- Born: 14 May 1964 Manitoba, Canada
- Died: 17 August 2014 (aged 50) Winnipeg, Manitoba, Canada
- Cause of death: Drowning
- Resting place: Brookside Cemetery, Winnipeg
- Education: University of Manitoba (no degree);
- Occupation: Teaching assistant;

= Faron Hall =

Canadian rescuer

Faron Hall (May 14, 1964 – August 17, 2014) was a Canadian man who had become known as the "Homeless Hero", after rescuing several people from drowning in several separate incidents.

==Biography==
Hall was born on the Dakota Tipi First Nation reserve near Portage la Prairie, Manitoba on May 14, 1964. He was born to Marianne Hall and John Hupa, both of which were farm workers. He is documented to have had at least two sisters and two brothers. Due to his parents' work, he had an unstable childhood and little supervision. According to his uncle Neil Hall, he was taken away by the Children's Aid and put into foster care at the age of three. When he was around eight, he was returned to the reserve.

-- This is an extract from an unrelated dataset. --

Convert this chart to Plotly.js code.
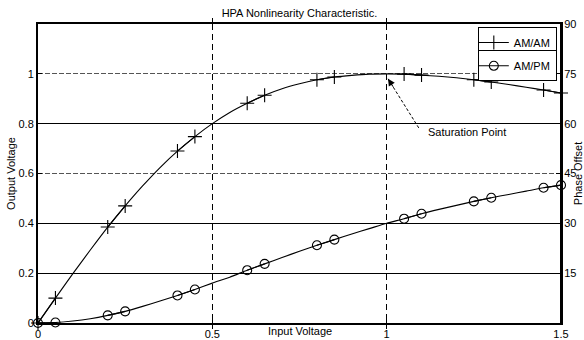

Hall was known for his generosity and kindness. He loved sports and swimming, and was friends with everyone. When he was younger, he had a crush on a girl and when she said she wanted candy, walked to the nearest store two miles away to purchase some for her. He enjoyed making people happy and caring for others.

Hall grew up in a foster home in Waverley Heights and at eighteen, he entered a high school and employment skills program that was for inner-city youths. He graduated, working as a teacher's aide at Hugh John Macdonald School while studying education at the University of Manitoba for two years. He did various odd jobs as well. The program was also where he met his first girlfriend, Cheryl James. James was impressed by his confidence and speaking abilities, saying "He wasn’t just interested in helping himself, but he also wanted to help the rest of us in the class succeed". He would often visit his father in the Sioux Valley reserve near Brandon, Manitoba with James and her two nephews.

Hall returned to Winnipeg in 1999 or 2000 after working construction jobs in Saskatchewan. He became homeless in 2001, spending time in the Saint Boniface area and living in tents along the Red River. He occasionally drank socially, but after his mother's murder in 2004 he began to drink more heavily. Neil Hall said, "That tore him apart. He started not caring because he felt really bad he didn’t reconnect with her sooner". His sister, Kristi Hall, was murdered three years later in 2007. These events are said to have contributed significantly to the worsening of his mental health and alcoholism.

On May 1 2009, Hall and his friend Wayne Spence were sitting along the riverbank when nineteen year old Joseph Mousseau fell over the Provencher Bridge guardrail and into the river. The boy was running across lanes of traffic with his friends, and attempted to pole-vault over the railing onto what he thought was a pedestrian bridge below. However, the two bridges were not connected and he fell into the water rather than onto concrete. As he fell, he hit his leg and back on a support beam, causing him to scream out. The noise alerted Hall, who immediately discarded his backpack and dove into the river to save the teenager. At an angle against the strong current in cold water, Hall swam at least fifteen meters to reach Mousseau. The boy was panicked, unable to swim due to his injuries, pushing and fighting against Hall. Hall said to Mousseau, "Don’t fight me! I’m trying to save you. Otherwise we’re both going to drown".

In May 2009, while intoxicated he rescued a 19-year-old who had fallen from a bridge. Sam Katz presented him with the Mayor's Medal of Valour and baseball season tickets. Shortly afterwards, he moved into a government-owned apartment block.

In September 2009, once again while intoxicated he rescued a woman from drowning in the same river.

In December 2009, he was presented with two medals by the Manitoba Life Saving Society. The International Supreme Master Television Network gave him its Hero Award.

On Christmas Eve 2009, he was attacked and beaten by several people who had seen him on the news.

In February 2010, he was again the subject of a vicious beating.

In May 2011, Hall was involved in an incident that sent him to jail for assault on a woman. The victim had offered him apples instead of money, in response to his panhandling, and Hall responded by assaulting her with the car door.

He was involved in many more incidents, often alcohol-related, from 2012 through 2014

In August 2014, his body was recovered from the Red River. He had earlier been seen in distress in the river, but rescue attempts were unsuccessful.